Yes. The repository is organized around Claude Code hooks, background agents, and project-scoped storage under ~/.claude/homunculus/. If your setup does not allow those integration points, the skill’s value drops sharply.

How to Improve continuous-learning-v2 skill

Feed it cleaner examples

The best continuous-learning-v2 results come from sessions with clear, repeated decisions: naming, validation, test runs, refactors, or repo-specific conventions. If your input is vague or mixed with unrelated experimentation, the learned instincts will be noisier and less promotable.

Tune scope before tuning volume

If patterns are leaking across repos, fix project detection first by checking scripts/detect-project.sh and the project-scoped storage layout. For continuous-learning-v2 for Skill Authoring, scope quality matters more than collecting more observations.

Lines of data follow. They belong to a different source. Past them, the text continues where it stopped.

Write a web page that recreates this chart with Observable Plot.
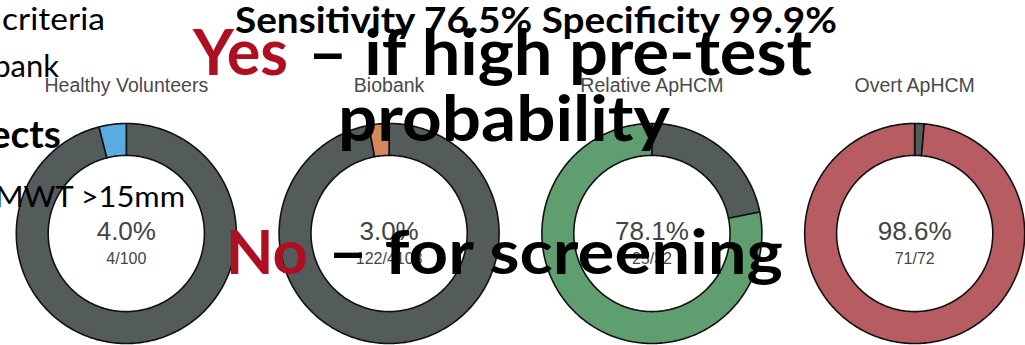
<!DOCTYPE html>
<html>
<head>
<meta charset="utf-8">
<script src="https://cdn.jsdelivr.net/npm/d3@7"></script>
<script src="https://cdn.jsdelivr.net/npm/@observablehq/plot@0.6"></script>
<style>
  html, body { margin: 0; padding: 0; background: #fff; }
  #stage { position: relative; width: 1025px; height: 345px; overflow: hidden; }
  #stage > svg { position: absolute; left: 0; top: 0; }
  #overlay { pointer-events: none; }
</style>
</head>
<body>
<div id="stage"></div>
<script>
// Cohort groups and counts of positive results
const groups = ["Healthy Volunteers", "Biobank", "Relative ApHCM", "Overt ApHCM"];
const positives = [4, 122, 25, 71];
const totals = [100, 4108, 32, 72];
const highlightColors = ["#5aabe0", "#d4895c", "#5e9e6f", "#b75c60"];
const restColor = "#535b5b";

// Slide text laid over the donuts
const headline = "Sensitivity 76.5% Specificity 99.9%";
const yesWord = "Yes";
const yesRest = "\u2013 if high pre-test";
const yesWrap = "probability";
const noWord = "No";
const noRest = "\u2013 for screening";
const sideNotes = ["criteria", "Biobank", "Subjects", "MWT >15mm"];

// Layout: one unit = outer radius of a ring
const W = 1025, H = 345;
const PX = 110;              // pixels per unit
const INNER = 0.71;          // inner radius (units)
const STEP = 262.8 / PX;     // spacing between ring centres (units)
const FIRST = 125.8;         // pixel position of first ring centre
const CY = 233;              // pixel position of ring centres

// Build closed annular-sector outlines for each slice
const slicePoints = [];
groups.forEach((g, i) => {
  const frac = positives[i] / totals[i];
  const parts = [
    {key: "rest", from: 0, to: 1 - frac, color: restColor},
    {key: "pos", from: 1 - frac, to: 1, color: highlightColors[i]}
  ];
  parts.forEach(p => {
    const a0 = p.from * 2 * Math.PI, a1 = p.to * 2 * Math.PI;
    const n = Math.max(2, Math.ceil((p.to - p.from) * 360));
    const id = g + "-" + p.key;
    for (let j = 0; j <= n; j++) {
      const a = a0 + (a1 - a0) * j / n;
      slicePoints.push({id, color: p.color, x: i * STEP + Math.sin(a), y: Math.cos(a)});
    }
    for (let j = n; j >= 0; j--) {
      const a = a0 + (a1 - a0) * j / n;
      slicePoints.push({id, color: p.color, x: i * STEP + INNER * Math.sin(a), y: INNER * Math.cos(a)});
    }
  });
});

const labels = groups.map((g, i) => ({
  group: g,
  x: i * STEP,
  y: 0,
  pct: (positives[i] / totals[i] * 100).toFixed(1) + "%",
  frac: positives[i] + "/" + totals[i]
}));

const font = "'Liberation Sans', Arial, sans-serif";

const chart = Plot.plot({
  width: W,
  height: H,
  margin: 0,
  style: {background: "transparent", fontFamily: font},
  x: {domain: [-FIRST / PX, (W - FIRST) / PX], axis: null},
  y: {domain: [-(H - CY) / PX, CY / PX], axis: null},
  color: {type: "identity"},
  marks: [
    Plot.line(slicePoints, {
      x: "x", y: "y", z: "id", fill: "color",
      stroke: "#111", strokeWidth: 1.6, strokeLinejoin: "round",
      curve: "linear-closed"
    }),
    Plot.text(labels, {x: "x", y: "y", text: "group", lineAnchor: "bottom", dy: -142,
      fontSize: 19.5, fill: "#4a4a4a"}),
    Plot.text(labels, {x: "x", y: "y", text: "pct", lineAnchor: "bottom", dy: 6,
      fontSize: 26, fill: "#444"}),
    Plot.text(labels, {x: "x", y: "y", text: "frac", lineAnchor: "bottom", dy: 30,
      fontSize: 16, fill: "#444"})
  ]
});
document.getElementById("stage").appendChild(chart);

// Overlaid slide text
const svg = d3.select("#stage").append("svg")
  .attr("id", "overlay")
  .attr("width", W).attr("height", H);

const slideFont = "Lato, 'Open Sans', sans-serif";
const red = "#ae1022";

function put(text, x, y, size, opts = {}) {
  const t = svg.append("text")
    .attr("x", x).attr("y", y)
    .attr("font-family", slideFont)
    .attr("font-size", size)
    .attr("font-weight", opts.bold ? 700 : 400)
    .attr("fill", opts.fill || "#000")
    .attr("text-anchor", opts.anchor || "start")
    .text(text);
  if (opts.len) t.attr("textLength", opts.len).attr("lengthAdjust", "spacingAndGlyphs");
  return t;
}

// left-hand bullet fragments
put(sideNotes[0], 2, 30, 30, {len: 103});
put(sideNotes[1], 59, 77, 31, {anchor: "end"});
put(sideNotes[2], 61, 148, 39, {bold: true, anchor: "end"});
put(sideNotes[3], -5, 207, 29, {len: 190});

// headline and verdicts
put(headline, 235, 33, 36, {bold: true, len: 602});
put(yesWord, 193, 75, 64, {bold: true, fill: red, len: 95});
put(yesRest, 308, 75, 64, {bold: true, len: 504});
put(yesWrap, 338, 141, 64, {bold: true, len: 332});
put(noWord, 226, 274, 62, {bold: true, fill: red, len: 82});
put(noRest, 328, 274, 62, {bold: true, len: 455});
</script>
</body>
</html>
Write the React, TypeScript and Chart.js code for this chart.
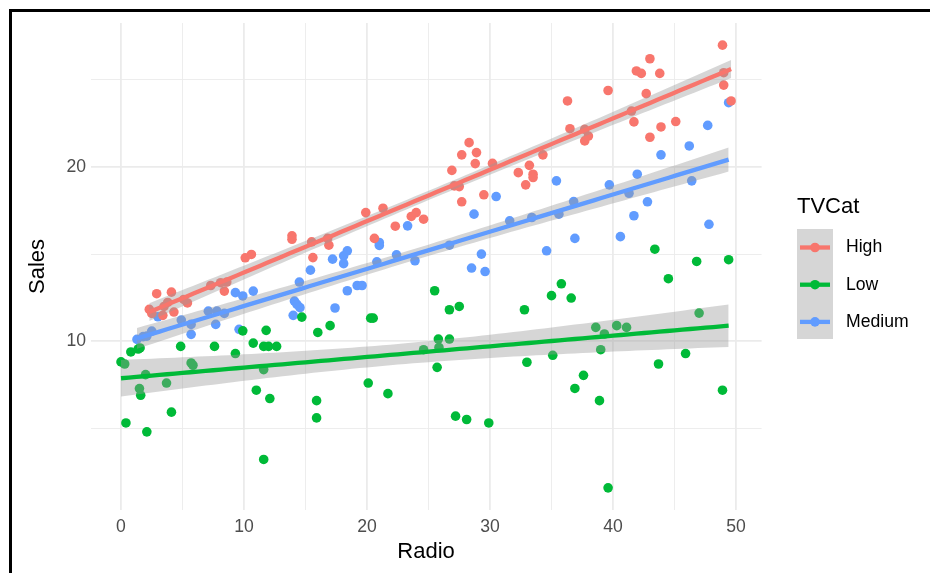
import React, { useEffect, useRef } from 'react';
import { Chart, registerables } from 'chart.js';

Chart.register(...registerables);

// ---------- data ----------
const categories = ['High', 'Low', 'Medium'];
const categoryColors = ['#F8766D', '#00BA38', '#619CFF'];

const highRadio = [2.3, 2.5, 2.9, 3.4, 3.5, 3.8, 4.1, 4.3, 5.1, 5.4, 7.3, 8.1, 8.6, 8.4, 10.1, 10.6, 13.9, 13.9, 15.5, 15.6, 16.8, 16.9, 19.9, 20.6, 21.3, 22.3, 23.6, 24.0, 24.6, 26.9, 27.1, 27.5, 27.7, 27.7, 28.3, 28.8, 28.9, 29.5, 30.2, 32.3, 32.9, 33.2, 33.5, 33.5, 34.3, 36.3, 36.5, 37.7, 38.0, 37.7, 39.6, 41.5, 41.7, 41.9, 42.3, 42.7, 43.0, 43.0, 43.8, 43.9, 45.1, 48.9, 49.0, 49.0, 49.6];
const highSales = [11.83, 11.6, 12.73, 11.49, 12.0, 12.23, 12.82, 11.68, 12.4, 12.2, 13.2, 13.36, 13.4, 12.88, 14.79, 14.98, 16.05, 15.85, 15.7, 14.8, 15.9, 15.51, 17.38, 15.9, 17.63, 16.6, 17.16, 17.38, 17.0, 19.8, 18.91, 18.87, 20.69, 18.0, 21.39, 20.19, 20.82, 18.4, 20.2, 19.67, 18.97, 20.09, 19.58, 19.39, 20.69, 23.78, 22.19, 22.15, 21.77, 21.49, 24.38, 23.2, 22.58, 25.5, 25.36, 24.2, 26.2, 21.7, 25.36, 22.29, 22.6, 26.98, 25.4, 24.69, 23.78];

const lowRadio = [0.0, 0.3, 0.8, 1.4, 1.55, 2.0, 1.5, 1.6, 0.4, 2.1, 3.7, 4.1, 4.85, 5.7, 5.85, 7.6, 9.3, 9.9, 10.75, 11.8, 11.6, 12.0, 12.65, 11.0, 11.6, 12.1, 11.6, 14.7, 16.0, 15.9, 15.9, 17.0, 20.3, 20.5, 20.1, 21.7, 25.5, 26.7, 27.5, 25.8, 26.7, 24.6, 25.85, 25.7, 27.2, 28.1, 29.9, 32.8, 33.0, 35.0, 35.8, 36.6, 35.1, 38.6, 39.3, 39.0, 40.3, 41.1, 37.6, 36.9, 38.9, 39.6, 44.5, 43.7, 45.9, 47.0, 48.9, 43.4, 46.8, 49.4];
const lowSales = [8.82, 8.7, 9.39, 9.56, 9.62, 8.09, 7.29, 6.91, 5.32, 4.81, 7.61, 5.94, 9.71, 8.76, 8.63, 9.71, 9.3, 10.6, 9.9, 10.63, 9.71, 9.71, 9.71, 7.2, 8.38, 6.72, 3.23, 11.39, 10.51, 6.6, 5.61, 10.9, 11.33, 11.33, 7.61, 7.0, 12.9, 11.81, 12.0, 10.13, 10.13, 9.52, 9.65, 8.51, 5.71, 5.52, 5.32, 11.81, 8.8, 12.62, 13.3, 12.48, 9.2, 10.8, 10.42, 9.52, 10.9, 10.8, 8.05, 7.3, 6.6, 1.6, 13.59, 8.7, 9.3, 11.62, 7.2, 15.28, 14.58, 14.68];

const mediumRadio = [1.3, 1.8, 2.1, 2.5, 3.0, 4.9, 5.7, 5.7, 7.1, 7.8, 7.7, 8.4, 9.3, 9.9, 10.75, 9.6, 14.1, 14.3, 14.55, 14.0, 14.5, 15.4, 17.2, 18.1, 18.4, 18.1, 21.0, 21.0, 20.8, 22.4, 23.9, 23.3, 26.7, 28.5, 29.3, 28.7, 30.5, 31.6, 33.4, 18.4, 19.2, 19.6, 17.4, 29.6, 35.4, 36.8, 35.6, 36.9, 34.6, 39.7, 40.6, 41.3, 41.7, 41.97, 42.8, 43.9, 46.2, 46.4, 47.7, 47.8, 49.4];
const mediumSales = [10.11, 10.27, 10.3, 10.59, 11.41, 11.22, 10.97, 10.4, 11.73, 11.73, 10.97, 11.6, 12.79, 12.6, 12.88, 10.69, 12.31, 12.12, 11.93, 11.49, 13.4, 14.08, 14.71, 14.9, 15.19, 14.45, 15.67, 15.5, 14.56, 14.96, 14.62, 16.62, 15.51, 14.2, 15.0, 17.29, 18.3, 16.91, 17.1, 12.9, 13.2, 13.2, 11.91, 14.0, 19.2, 18.01, 17.29, 15.9, 15.19, 18.97, 16.0, 18.49, 17.2, 19.58, 18.0, 20.69, 21.2, 19.2, 22.38, 16.71, 23.68];

const xTicks = [0, 5, 10, 15, 20, 25, 30, 35, 40, 45, 50];
const yTicks = [5, 10, 15, 20, 25];
const xLabel = 'Radio';
const yLabel = 'Sales';
const legendTitle = 'TVCat';

const FONT = '"Liberation Sans", Arial, Helvetica, sans-serif';

// ---------- helpers ----------
function tQuantile(df: number) {
  const z = 1.959964;
  return z + (z ** 3 + z) / (4 * df) + (5 * z ** 5 + 16 * z ** 3 + 3 * z) / (96 * df * df);
}

function smooth(xs: number[], ys: number[]) {
  const n = xs.length;
  const mx = xs.reduce((a, b) => a + b, 0) / n;
  const my = ys.reduce((a, b) => a + b, 0) / n;
  let sxx = 0, sxy = 0;
  for (let i = 0; i < n; i++) {
    sxx += (xs[i] - mx) ** 2;
    sxy += (xs[i] - mx) * (ys[i] - my);
  }
  const b = sxy / sxx;
  const a = my - b * mx;
  let sse = 0;
  for (let i = 0; i < n; i++) sse += (ys[i] - a - b * xs[i]) ** 2;
  const s = Math.sqrt(sse / (n - 2));
  const t = tQuantile(n - 2);
  const lo = Math.min(...xs);
  const hi = Math.max(...xs);
  const line: any[] = [], upper: any[] = [], lower: any[] = [];
  for (let i = 0; i < 80; i++) {
    const x = lo + ((hi - lo) * i) / 79;
    const yh = a + b * x;
    const se = s * Math.sqrt(1 / n + (x - mx) ** 2 / sxx);
    line.push({ x, y: yh });
    upper.push({ x, y: yh + t * se });
    lower.push({ x, y: yh - t * se });
  }
  return { line, upper, lower };
}

const legendPlugin = {
  id: 'ggLegend',
  afterDraw(chart: any) {
    const ctx = chart.ctx;
    ctx.save();
    ctx.textBaseline = 'middle';
    ctx.textAlign = 'left';
    ctx.fillStyle = '#000000';
    ctx.font = `22px ${FONT}`;
    ctx.fillText(legendTitle, 797, 207);
    ctx.fillStyle = 'rgba(153,153,153,0.4)';
    ctx.fillRect(797, 229, 36, 110);
    categories.forEach((c, i) => {
      const y = 247.5 + i * 37.2;
      ctx.strokeStyle = categoryColors[i];
      ctx.lineWidth = 4.3;
      ctx.beginPath();
      ctx.moveTo(800, y);
      ctx.lineTo(830, y);
      ctx.stroke();
      ctx.fillStyle = categoryColors[i];
      ctx.beginPath();
      ctx.arc(815, y, 4.8, 0, Math.PI * 2);
      ctx.fill();
      ctx.fillStyle = '#000000';
      ctx.font = `17.6px ${FONT}`;
      ctx.fillText(c, 846, y);
    });
    ctx.restore();
  },
};

export default function App() {
  const canvasRef = useRef<HTMLCanvasElement | null>(null);

  useEffect(() => {
    if (!canvasRef.current) return;
    const groups = [
      { xs: highRadio, ys: highSales },
      { xs: lowRadio, ys: lowSales },
      { xs: mediumRadio, ys: mediumSales },
    ];
    const datasets: any[] = [];
    groups.forEach((g, gi) => {
      datasets.push({
        type: 'line',
        label: categories[gi],
        data: g.xs.map((x, i) => ({ x, y: g.ys[i] })),
        showLine: false,
        backgroundColor: categoryColors[gi],
        borderColor: categoryColors[gi],
        pointBackgroundColor: categoryColors[gi],
        pointBorderWidth: 0,
        pointRadius: 4.8,
        pointHoverRadius: 4.8,
        order: 3,
      });
    });
    groups.forEach((g, gi) => {
      const f = smooth(g.xs, g.ys);
      datasets.push({
        type: 'line',
        label: categories[gi] + ' upper',
        data: f.upper,
        borderColor: 'transparent',
        borderWidth: 1,
        pointRadius: 0,
        fill: '+1',
        backgroundColor: 'rgba(153,153,153,0.4)',
        order: 2,
      });
      datasets.push({
        type: 'line',
        label: categories[gi] + ' lower',
        data: f.lower,
        borderColor: 'transparent',
        borderWidth: 1,
        pointRadius: 0,
        fill: false,
        order: 2,
      });
      datasets.push({
        type: 'line',
        label: categories[gi] + ' fit',
        data: f.line,
        borderColor: categoryColors[gi],
        borderWidth: 4.3,
        pointRadius: 0,
        fill: false,
        order: 1,
      });
    });

    const chart = new Chart(canvasRef.current, {
      type: 'line',
      data: { datasets },
      options: {
        animation: false,
        responsive: false,
        maintainAspectRatio: false,
        events: [],
        layout: { padding: { left: 0, top: 23, right: 168.4, bottom: 0 } },
        plugins: { legend: { display: false }, tooltip: { enabled: false } },
        scales: {
          x: {
            type: 'linear',
            min: -2.48,
            max: 52.08,
            afterBuildTicks: (s: any) => {
              s.ticks = xTicks.map((v) => ({ value: v }));
            },
            afterFit: (s: any) => {
              s.height = 63;
            },
            grid: {
              color: '#ebebeb',
              lineWidth: (c: any) => (c.tick && c.tick.value % 10 === 0 ? 1.8 : 0.9),
              drawTicks: false,
            },
            border: { display: false },
            ticks: {
              autoSkip: false,
              maxRotation: 0,
              padding: 6.5,
              color: '#4d4d4d',
              font: { family: FONT, size: 17.6 },
              callback: (v: any) => (Number(v) % 10 === 0 ? String(v) : ''),
            },
            title: {
              display: true,
              text: xLabel,
              color: '#000000',
              font: { family: FONT, size: 22 },
              padding: { top: 0, bottom: 7.8 },
            },
          },
          y: {
            type: 'linear',
            min: 0.331,
            max: 28.249,
            afterBuildTicks: (s: any) => {
              s.ticks = yTicks.map((v) => ({ value: v }));
            },
            afterFit: (s: any) => {
              s.width = 90.5;
            },
            grid: {
              color: '#ebebeb',
              lineWidth: (c: any) => (c.tick && c.tick.value % 10 === 0 ? 1.8 : 0.9),
              drawTicks: false,
            },
            border: { display: false },
            ticks: {
              autoSkip: false,
              padding: 4.4,
              color: '#4d4d4d',
              font: { family: FONT, size: 17.6 },
              callback: (v: any) => (Number(v) % 10 === 0 ? String(v) : ''),
            },
            title: {
              display: true,
              text: yLabel,
              color: '#000000',
              font: { family: FONT, size: 22 },
              padding: { top: 24.8, bottom: 0 },
            },
          },
        },
      },
      plugins: [legendPlugin],
    } as any);

    return () => chart.destroy();
  }, []);

  return (
    <div
      style={{
        position: 'fixed',
        left: 0,
        top: 0,
        width: 930,
        height: 573,
        overflow: 'hidden',
        background: '#ffffff',
      }}
    >
      <canvas ref={canvasRef} width={930} height={573} style={{ display: 'block', width: 930, height: 573 }} />
      <div
        style={{
          position: 'absolute',
          left: 9,
          top: 9,
          width: 940,
          height: 580,
          borderTop: '3px solid #000',
          borderLeft: '3px solid #000',
          pointerEvents: 'none',
        }}
      />
    </div>
  );
}
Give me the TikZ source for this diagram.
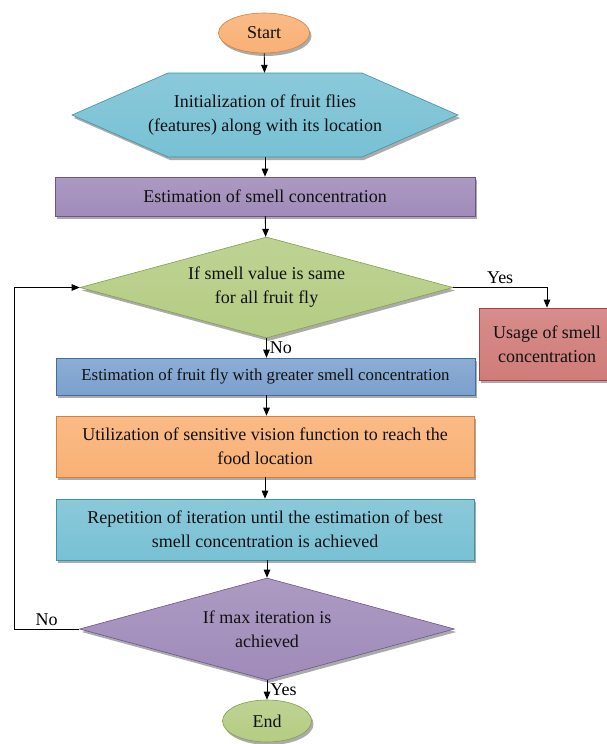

Use thresholds and promotion rules deliberately

The skill is strongest when you decide what “good enough” means before promotion. Set expectations for confidence, frequency, and project repetition so the system does not elevate one-off behaviors into permanent instructions.

Iterate after the first analysis

Treat the first output as a draft instinct library, not a final policy set. Review what was extracted, remove generic or accidental patterns, then rerun with sharper prompts like: “Only keep behaviors that were corrected by me or repeated across at least two sessions.”